Omelia ad competentes 2019
10-03-2019
  1. La prima Domenica di Quaresima è segnata, nel nostro uso liturgico, dal mistero della tentazione di Gesù nel deserto. Con questa scelta la Chiesa vuole dirci che nei quaranta giorni di cammino verso la celebrazione della Pasqua ciascuno di noi deve guardare a Gesù come a suo modello di combattimento e di vittoria. Sant’Agostino lo affermava senza mezzi termini: «Egli avrebbe potuto tenere lontano da sé il diavolo; ma, se non si fosse lasciato tentare, non ti avrebbe insegnato a vincere quando tu sei tentato» (Esp. sul Salmo 60, 3). Sì, perché nessuno di noi può sfuggire alla prova. «La vita cristiana è un combattimento permanente», ci ricorda il Papa. Da noi, allora, si richiedono forza e coraggio, ma è una lotta molto bella, conclude Francesco, «perché ci permette di fare festa ogni volta che il Signore vince nella nostra vita» (Esort. Gaudete et exsultate, nn. 158).
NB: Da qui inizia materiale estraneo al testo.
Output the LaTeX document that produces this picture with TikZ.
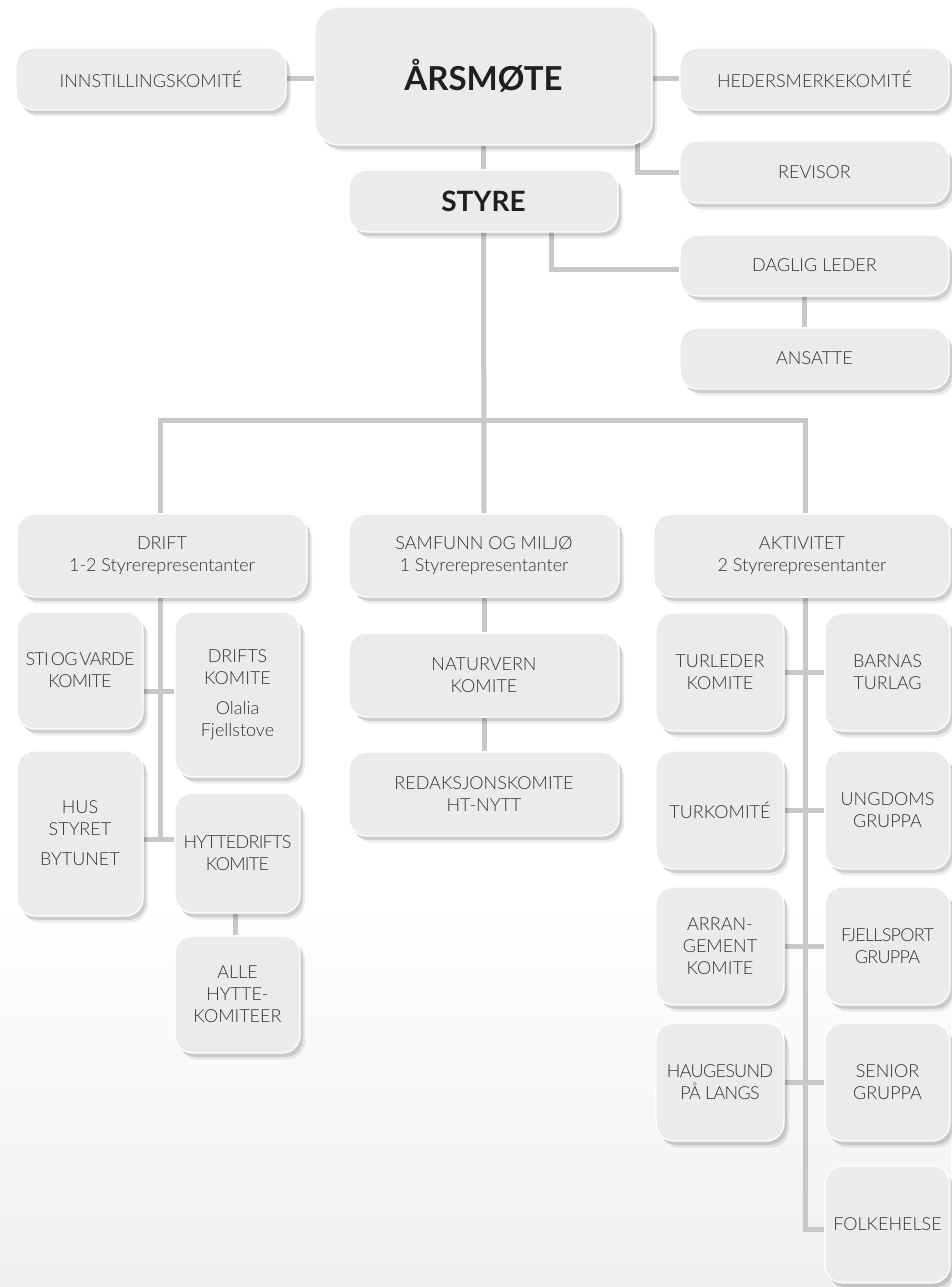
\documentclass[tikz,border=0pt]{standalone}
\usepackage{fontspec}
\setmainfont{Lato}[UprightFont=* Light, BoldFont=* Bold]
\usetikzlibrary{shadows,backgrounds,calc}
\definecolor{boxfill}{HTML}{EBEBEB}
\definecolor{linecol}{HTML}{C8C8C8}
\definecolor{txt}{HTML}{333333}
\tikzset{
  orgbox/.style={draw=white, line width=1.2pt, fill=boxfill, rounded corners=18pt,
    inner sep=0pt, align=center, text=txt, font=\fontsize{18}{22}\selectfont,
    drop shadow={shadow xshift=5pt, shadow yshift=-6.5pt, opacity=0.08, fill=black},
    drop shadow={shadow xshift=3pt, shadow yshift=-4pt, opacity=0.12, fill=black}},
  tight/.style={font=\fontsize{18}{22}\selectfont\addfontfeature{LetterSpace=-4}},
  wide/.style={minimum width=269pt, minimum height=62pt},
  col/.style={minimum width=270pt, minimum height=84pt},
  small/.style={minimum width=126pt, minimum height=118pt},
  titlefont/.style={font=\bfseries\fontsize{#1}{#1}\selectfont, text=black!88},
  conn/.style={draw=linecol, line width=5pt}
}
\begin{document}
\begin{tikzpicture}[x=1pt,y=-1pt]
\useasboundingbox (0,0) rectangle (951,1287);
% top
\node[orgbox, rounded corners=24pt, minimum width=337pt, minimum height=138pt, titlefont=33] (ars) at (483.5,76) {ÅRSMØTE};
\node[orgbox, minimum width=270pt, minimum height=62pt] (innst) at (151,79) {INNSTILLINGSKOMITÉ};
\node[orgbox, wide] (heders) at (814.5,79) {HEDERSMERKEKOMITÉ};
\node[orgbox, wide] (revisor) at (814.5,172) {REVISOR};
\node[orgbox, wide, titlefont=28] (styre) at (483.5,201) {STYRE};
\node[orgbox, wide, minimum height=61pt] (daglig) at (814.5,265.5) {DAGLIG LEDER};
\node[orgbox, wide, minimum height=61pt] (ansatte) at (814.5,358.5) {ANSATTE};
% divisions
\node[orgbox, minimum width=290pt, minimum height=83pt] (drift) at (162,555.5) {DRIFT\\1-2 Styrerepresentanter};
\node[orgbox, minimum width=270pt, minimum height=83pt] (samfunn) at (484,555.5) {SAMFUNN OG MILJØ\\1 Styrerepresentanter};
\node[orgbox, minimum width=296pt, minimum height=83pt] (aktivitet) at (802,555.5) {AKTIVITET\\2 Styrerepresentanter};
% drift column
\node[orgbox, tight, minimum width=126pt, minimum height=117pt] (sti) at (80,670.5) {STI\hspace{2pt}OG\hspace{2pt}VARDE\\KOMITE};
\node[orgbox, minimum width=125pt, minimum height=165pt] (drifts) at (237.5,694.5) {DRIFTS\\KOMITE\\[8pt]Olalia\\Fjellstove};
\node[orgbox, minimum width=126pt, minimum height=165pt] (hus) at (80,833.5) {HUS\\STYRET\\[8pt]BYTUNET};
\node[orgbox, tight, minimum width=125pt, minimum height=120pt] (hytted) at (237.5,853) {HYTTEDRIFTS\\KOMITE};
\node[orgbox, minimum width=125pt, minimum height=117pt] (alle) at (237.5,994.5) {ALLE\\HYTTE-\\KOMITEER};
% samfunn column
\node[orgbox, col] (natur) at (484,675) {NATURVERN\\KOMITE};
\node[orgbox, col] (redak) at (484,794) {REDAKSJONSKOMITE\\HT-NYTT};
% aktivitet column
\node[orgbox, small, minimum width=128pt] (turleder) at (720,672) {TURLEDER\\KOMITE};
\node[orgbox, small, minimum width=125pt] (barnas) at (887.5,672) {BARNAS\\TURLAG};
\node[orgbox, small, minimum width=128pt] (turkom) at (720,810) {TURKOMITÉ};
\node[orgbox, small, minimum width=125pt] (ungdoms) at (887.5,810) {UNGDOMS\\GRUPPA};
\node[orgbox, small, minimum width=128pt] (arrang) at (720,946) {ARRAN-\\GEMENT\\KOMITE};
\node[orgbox, small, tight, minimum width=125pt] (fjell) at (887.5,946) {FJELLSPORT\\GRUPPA};
\node[orgbox, small, tight, minimum width=128pt] (haug) at (720,1082) {HAUGESUND\\PÅ LANGS};
\node[orgbox, small, minimum width=125pt] (senior) at (887.5,1082) {SENIOR\\GRUPPA};
\node[orgbox, minimum width=125pt, minimum height=117pt] (folke) at (887.5,1224.5) {FOLKEHELSE};

\coordinate (bus) at (483.5,420);
\coordinate (dA) at (160,691);
\coordinate (dB) at (160,839);

\begin{pgfonlayer}{background}
\fill[white] (0,0) rectangle (951,1287);
\shade[top color=white, bottom color=black!6] (0,900) rectangle (951,1287);
\draw[conn] (innst.east) -- (innst.east -| ars.west);
\draw[conn] (heders.west) -- (heders.west -| ars.east);
\draw[conn] ([xshift=-15pt,yshift=10pt]ars.south east) |- (revisor.west);
\draw[conn] (ars.south) -- (styre.north);
\draw[conn] ([xshift=68pt,yshift=5pt]styre.south) |- ([yshift=-4pt]daglig.west);
\draw[conn] ([xshift=-10pt]daglig.south) -- ([xshift=-10pt]ansatte.north);
\draw[conn] (styre.south) -- (samfunn.north);
\draw[conn] ([xshift=-2pt]drift.north) |- (bus) -| ([xshift=3pt]aktivitet.north);
\draw[conn] ([xshift=-2pt]drift.south) -- (dB);
\draw[conn] (sti.east |- dA) -- (drifts.west |- dA);
\draw[conn] (hus.east |- dB) -- (hytted.west |- dB);
\draw[conn] ([xshift=-2.5pt]hytted.south) -- ([xshift=-2.5pt]alle.north);
\draw[conn] (samfunn.south) -- (natur.north);
\draw[conn] (natur.south) -- (redak.north);
\draw[conn] ([xshift=3pt]aktivitet.south) |- ([yshift=-5pt]folke.west);
\draw[conn] (turleder.east) -- (barnas.west);
\draw[conn] (turkom.east) -- (ungdoms.west);
\draw[conn] (arrang.east) -- (fjell.west);
\draw[conn] (haug.east) -- (senior.west);
\end{pgfonlayer}
\end{tikzpicture}
\end{document}
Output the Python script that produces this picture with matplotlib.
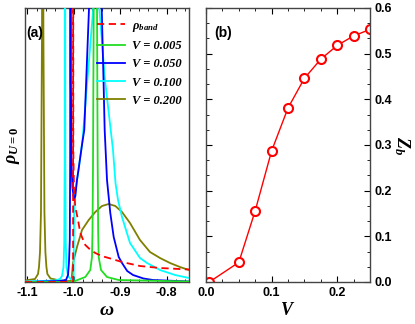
import matplotlib
matplotlib.use("Agg")
import matplotlib.pyplot as plt
from matplotlib import ticker

# panel (a): spectral densities (arbitrary units)
w_band = [-1.105, -1.0015, -1.0014, -1.0010, -0.9995, -0.9967, -0.9909, -0.9860,
          -0.9752, -0.9650, -0.9537, -0.9400, -0.9249, -0.8962, -0.8575, -0.8144, -0.752]
rho_band = [0.0, 0.0, 60.0, 13.2, 9.2, 7.5, 6.2, 4.9,
            3.7, 3.25, 2.9, 2.6, 2.4, 2.0, 1.6, 1.4, 1.25]

w_005 = [-1.105, -1.0, -0.9974, -0.9752, -0.9645, -0.9608, -0.9597, -0.9586, -0.9571,
         -0.9537, -0.9500, -0.9486, -0.9475, -0.9464, -0.9414, -0.9285, -0.9033, -0.752]
rho_005 = [0.0, 0.0, 0.1, 0.5, 1.2, 2.5, 5.0, 12.0, 27.4,
           60.0, 27.4, 12.0, 5.0, 2.5, 1.2, 0.5, 0.2, 0.05]

w_050 = [-1.105, -1.0297, -1.0168, -1.0124, -1.0103, -1.0086, -1.0078, -1.0071, -1.0064,
         -1.0050, -1.0030, -1.0005, -0.9990, -0.9966, -0.9931, -0.9890, -0.9860, -0.9808,
         -0.9774, -0.9722, -0.9672, -0.9536, -0.9399, -0.9360, -0.9335, -0.9285, -0.9214,
         -0.9141, -0.9033, -0.8962, -0.8850, -0.8725, -0.8500, -0.8295, -0.752]
rho_050 = [0.0, 0.1, 0.2, 0.7, 2.0, 4.2, 12.0, 60.0, 20.0,
           12.0, 9.5, 8.6, 8.3, 8.6, 10.2, 11.5, 12.5, 14.2,
           15.2, 21.4, 27.4, 40.0, 27.4, 20.2, 15.2, 10.2, 6.9,
           4.5, 2.5, 1.9, 1.1, 0.7, 0.35, 0.2, 0.05]

w_100 = [-1.105, -1.0404, -1.0297, -1.0254, -1.0221, -1.0205, -1.0196, -1.0189, -1.0182,
         -1.0173, -1.0157, -1.0124, -1.0071, -1.0010, -1.0002, -0.9999, -0.9991, -0.9963,
         -0.9898, -0.9812, -0.9707, -0.9580, -0.9516, -0.9451, -0.9328, -0.9156, -0.9102,
         -0.9048, -0.8962, -0.8790, -0.8575, -0.8424, -0.8144, -0.7821, -0.752]
rho_100 = [0.05, 0.15, 0.3, 0.6, 1.5, 4.0, 12.0, 60.0, 12.0,
           4.0, 1.5, 0.6, 0.3, 0.2, 0.2, 4.0, 7.7, 9.2,
           11.2, 14.2, 20.2, 27.4, 33.0, 27.4, 20.2, 13.2, 9.9,
           8.2, 6.5, 3.9, 2.4, 1.9, 1.2, 0.7, 0.4]

w_200 = [-1.105, -1.0835, -1.0770, -1.0749, -1.0727, -1.0706, -1.0684, -1.0669, -1.0654,
         -1.0632, -1.0611, -1.0589, -1.0568, -1.0500, -1.0300, -1.0100, -1.0054, -1.0049,
         -1.0017, -0.9931, -0.9823, -0.9679, -0.9537, -0.9393, -0.9249, -0.9106, -0.8962,
         -0.8790, -0.8575, -0.8360, -0.8144, -0.7929, -0.7714, -0.752]
rho_200 = [0.15, 0.3, 0.8, 1.5, 3.0, 7.0, 25.0, 60.0, 25.0,
           7.0, 3.0, 1.5, 0.8, 0.35, 0.15, 0.1, 0.1, 0.2,
           1.9, 3.5, 5.2, 6.2, 7.0, 7.6, 7.8, 7.6, 7.0,
           5.9, 4.2, 3.0, 2.4, 1.9, 1.5, 1.2]

# panel (b): quasiparticle weight
V = [0.005, 0.05, 0.075, 0.1, 0.125, 0.15, 0.175, 0.2, 0.225, 0.25]
Zb = [0.0, 0.043, 0.156, 0.287, 0.381, 0.446, 0.488, 0.518, 0.539, 0.553]

plt.rcParams['font.family'] = 'Liberation Sans'
plt.rcParams['font.weight'] = 'bold'
plt.rcParams['axes.unicode_minus'] = False
plt.rcParams['mathtext.fontset'] = 'custom'
plt.rcParams['mathtext.it'] = 'Liberation Serif:italic:bold'
plt.rcParams['mathtext.rm'] = 'Liberation Serif:bold'
plt.rcParams['mathtext.bf'] = 'Liberation Serif:bold'

W, H = 415, 324
fig = plt.figure(figsize=(W / 100, H / 100), dpi=100)
ax1 = fig.add_axes([25 / W, 1 - 282 / H, 164 / W, 274 / H])
ax2 = fig.add_axes([206 / W, 1 - 282 / H, 164 / W, 274 / H])

for ax in (ax1, ax2):
    for s in ax.spines.values():
        s.set_linewidth(1.0)
        s.set_color('#444444')

# ---- (a)
lw = 1.3
ax1.plot(w_200, rho_200, color='#808000', lw=lw, label='V = 0.200', zorder=2)
ax1.plot(w_100, rho_100, color='cyan', lw=lw, label='V = 0.100', zorder=3)
ax1.plot(w_050, rho_050, color='blue', lw=lw, label='V = 0.050', zorder=4)
ax1.plot(w_005, rho_005, color='#22dd22', lw=lw, label='V = 0.005', zorder=5)
ax1.plot(w_band, rho_band, color='red', lw=lw, ls=(0, (4, 2.5)), label=r'$\rho_{band}$', zorder=6)

ax1.set_xlim(-1.105, -0.752)
ax1.set_ylim(0, 27.4)
ax1.xaxis.set_major_locator(ticker.MultipleLocator(0.1))
ax1.xaxis.set_minor_locator(ticker.MultipleLocator(0.02))
ax1.xaxis.set_major_formatter(ticker.FormatStrFormatter('%.1f'))
ax1.set_yticks([])
ax1.tick_params(axis='x', which='both', direction='in', top=True, labelsize=9)
ax1.tick_params(axis='x', which='major', length=4)
ax1.tick_params(axis='x', which='minor', length=2)
ax1.set_xlabel(r'$\omega$', fontsize=14, labelpad=2)
ax1.set_ylabel(r'$\rho_{U=0}$', fontsize=13, labelpad=2)
ax1.text(0.01, 0.895, '(a)', transform=ax1.transAxes, fontsize=10, fontweight='bold')

handles, labels = ax1.get_legend_handles_labels()
order = [4, 3, 2, 1, 0]
leg = ax1.legend([handles[i] for i in order], [labels[i] for i in order],
                 loc='upper left', bbox_to_anchor=(0.44, 0.957), frameon=False,
                 borderpad=0, borderaxespad=0, handlelength=2.2, handletextpad=0.6,
                 labelspacing=0.5,
                 prop={'family': 'Liberation Serif', 'style': 'italic', 'weight': 'bold', 'size': 9})

# ---- (b)
ax2.plot(V, Zb, color='red', lw=1.0, marker='o', markersize=6.5, markerfacecolor='white',
         markeredgecolor='red', markeredgewidth=1.5)
ax2.set_xlim(0, 0.25)
ax2.set_ylim(0, 0.6)
ax2.xaxis.set_major_locator(ticker.MultipleLocator(0.1))
ax2.xaxis.set_minor_locator(ticker.MultipleLocator(0.025))
ax2.yaxis.set_major_locator(ticker.MultipleLocator(0.1))
ax2.yaxis.set_minor_locator(ticker.AutoMinorLocator(3))
ax2.xaxis.set_major_formatter(ticker.FormatStrFormatter('%.1f'))
ax2.yaxis.set_major_formatter(ticker.FormatStrFormatter('%.1f'))
ax2.yaxis.tick_right()
ax2.yaxis.set_label_position('right')
ax2.tick_params(which='both', direction='in', top=True, left=True, right=True, labelsize=9)
ax2.tick_params(which='major', length=4)
ax2.tick_params(which='minor', length=2)
ax2.set_xlabel(r'$V$', fontsize=13, labelpad=2)
ax2.set_ylabel(r'$Z_b$', fontsize=13, rotation=270, labelpad=14)
ax2.text(0.05, 0.895, '(b)', transform=ax2.transAxes, fontsize=10, fontweight='bold')

fig.savefig('out.png', dpi=100)
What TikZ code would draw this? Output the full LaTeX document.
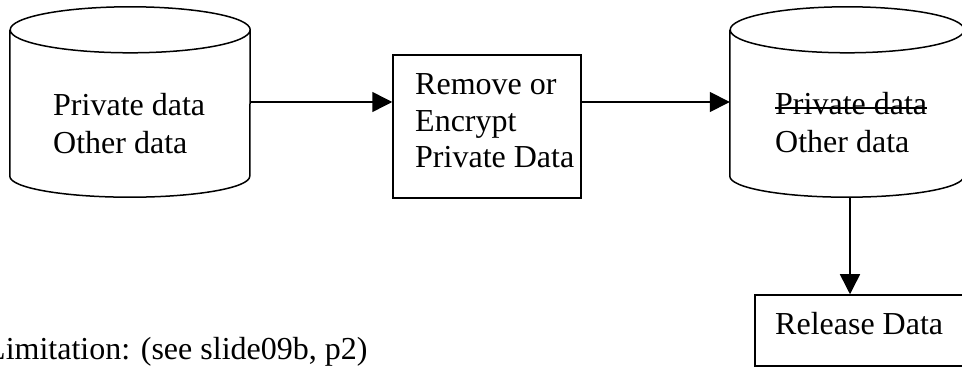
\documentclass[tikz,border=0pt]{standalone}
\usepackage{fontspec}
\setmainfont{Liberation Serif}
\usetikzlibrary{arrows.meta}

% Outline of a data store: a vertical cylinder filling the node #1,
% with horizontal radius #2
\newcommand\drawdatastore[2]{%
  \draw[outline] ([yshift=-23pt]#1.north west) -- ([yshift=21pt]#1.south west)
    arc[start angle=180, end angle=360, x radius=#2, y radius=21pt]
    -- ([yshift=-23pt]#1.north east)
    arc[start angle=0, end angle=180, x radius=#2, y radius=23pt]
    arc[start angle=180, end angle=360, x radius=#2, y radius=23pt];}

\begin{document}
\begin{tikzpicture}[x=1pt, y=1pt,
  outline/.style={line width=1.5pt, line join=round},
  storebody/.style={inner sep=0pt, minimum height=190pt},
  stepbox/.style={draw, line width=1.5pt, inner sep=0pt},
  label/.style={inner sep=0pt, anchor=base west, font=\fontsize{32pt}{38pt}\selectfont},
  flow/.style={line width=1.5pt, -{Triangle[length=20pt, width=20pt]}},
  strike/.style={line width=1.3pt}]
  \useasboundingbox (0,0) rectangle (962,367);
  \clip (0,0) rectangle (962,367);

  % source store
  \node[storebody, minimum width=240pt] (src) at (130,265) {};
  \drawdatastore{src}{120pt}
  \node[label] (srcA) at (53,251) {Private data};
  \node[label] (srcB) at (53,213) {Other data};

  % processing step
  \node[stepbox, minimum width=188pt, minimum height=143pt] (proc) at (487,240.5) {};
  \node[label] (procA) at (415,272) {Remove or};
  \node[label] (procB) at (415,235) {Encrypt};
  \node[label] (procC) at (415,199) {Private Data};

  % cleaned store
  \node[storebody, minimum width=234pt] (dst) at (847,265) {};
  \drawdatastore{dst}{117pt}
  \node[label] (dstA) at (775,252) {Private data};
  \node[label] (dstB) at (775,214) {Other data};
  \draw[strike] ([yshift=7pt]dstA.base west) -- ([yshift=7pt]dstA.base east);

  % release step
  \node[stepbox, minimum width=220pt, minimum height=71pt] (rel) at (865,36.5) {};
  \node[label] (relA) at (775,32) {Release Data};

  % note
  \node[label] (note) at (-14,7) {Limitation: (see slide09b, p2)};

  % connectors
  \draw[flow] (src.east) -- (src.east -| proc.west);
  \draw[flow] (proc.east |- dst.west) -- (dst.west);
  \draw[flow] ([xshift=3pt]dst.south) -- ([xshift=3pt]dst.south |- rel.north);
\end{tikzpicture}
\end{document}
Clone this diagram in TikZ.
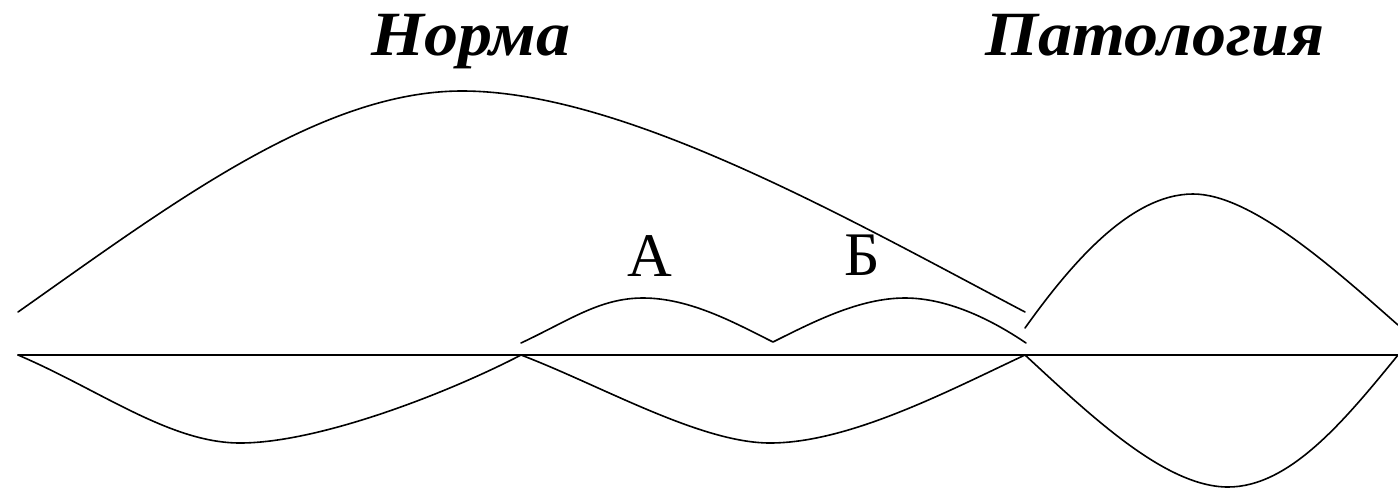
\documentclass[tikz,border=0pt]{standalone}
\usepackage{fontspec}
\setmainfont{Liberation Serif}
\newfontfamily\titlefont{Liberation Serif}[FakeStretch=1.08]
\tikzset{
  curve/.style={line width=1.6pt, black, line cap=round, line join=round},
  title/.style={font=\titlefont\fontsize{63}{70}\selectfont\bfseries\itshape, anchor=base, inner sep=0pt},
  letter/.style={font=\fontsize{62}{70}\selectfont, anchor=base, inner sep=0pt}
}
\begin{document}
\begin{tikzpicture}[x=1pt,y=-1pt]
\useasboundingbox (0,0) rectangle (1398,491);
% titles
\node[title] (norma) at (471,55) {Норма};
\node[title] (pat) at (1155,55) {Патология};
% labels
\node[letter] (la) at (650,276) {А};
\node[letter] (lb) at (862,275) {Б};
% axis
\coordinate (a0) at (18,355);
\coordinate (a1) at (521,355);
\coordinate (a2) at (1025,355);
\coordinate (a3) at (1398,355);
\draw[curve] (a0) -- (a3);
% big arc (norm)
\draw[curve] (18,312) .. controls (170,205) and (320,91) .. (462,91)
  .. controls (625,91) and (850,220) .. (1025,312);
% lower arcs (norm)
\draw[curve] (a0) .. controls (100,390) and (170,443) .. (240,443)
  .. controls (320,443) and (450,392) .. (a1);
\draw[curve] (a1) .. controls (600,385) and (700,443) .. (770,443)
  .. controls (850,443) and (950,390) .. (a2);
% bumps A and B
\draw[curve] (521,343) .. controls (570,320) and (600,298) .. (643,298)
  .. controls (690,298) and (735,323) .. (773,342)
  .. controls (815,321) and (860,298) .. (905,298)
  .. controls (950,298) and (995,322) .. (1026,343);
% pathology
\draw[curve] (1025,328) .. controls (1070,265) and (1130,194) .. (1193,194)
  .. controls (1250,194) and (1330,265) .. (1398,325);
\draw[curve] (a2) .. controls (1090,415) and (1165,487) .. (1228,487)
  .. controls (1290,487) and (1345,420) .. (a3);
\end{tikzpicture}
\end{document}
Proprio perché tempo di lotta contro la tentazione, la Quaresima si conclude con la celebrazione del mistero della morte e risurrezione del Signore. Per voi, in particolare, cari Catecumeni, questa liturgia domenicale è come l’iscrizione ad una gara in vista del giorno della vittoria. Vi propongo, dunque, per i prossimi giorni di leggere, accompagnati dai vostri catechisti, quei passi in cui nel Nuovo Testamento la vita cristiana è descritta come una sorta di maratona spirituale per la quale si domanda resistenza e pazienza nel superare gli ostacoli. San Paolo, ad esempio, scriveva: «ogni atleta è disciplinato in tutto; essi lo fanno per ottenere una corona che appassisce, noi invece una che dura per sempre. Io, dunque, corro, ma non come chi è senza mèta; faccio pugilato, ma non come chi batte l’aria; anzi tratto duramente il mio corpo e lo riduco in schiavitù, perché non succeda che, dopo avere predicato agli altri, io stesso venga squalificato» (1 Cor 9, 25-27).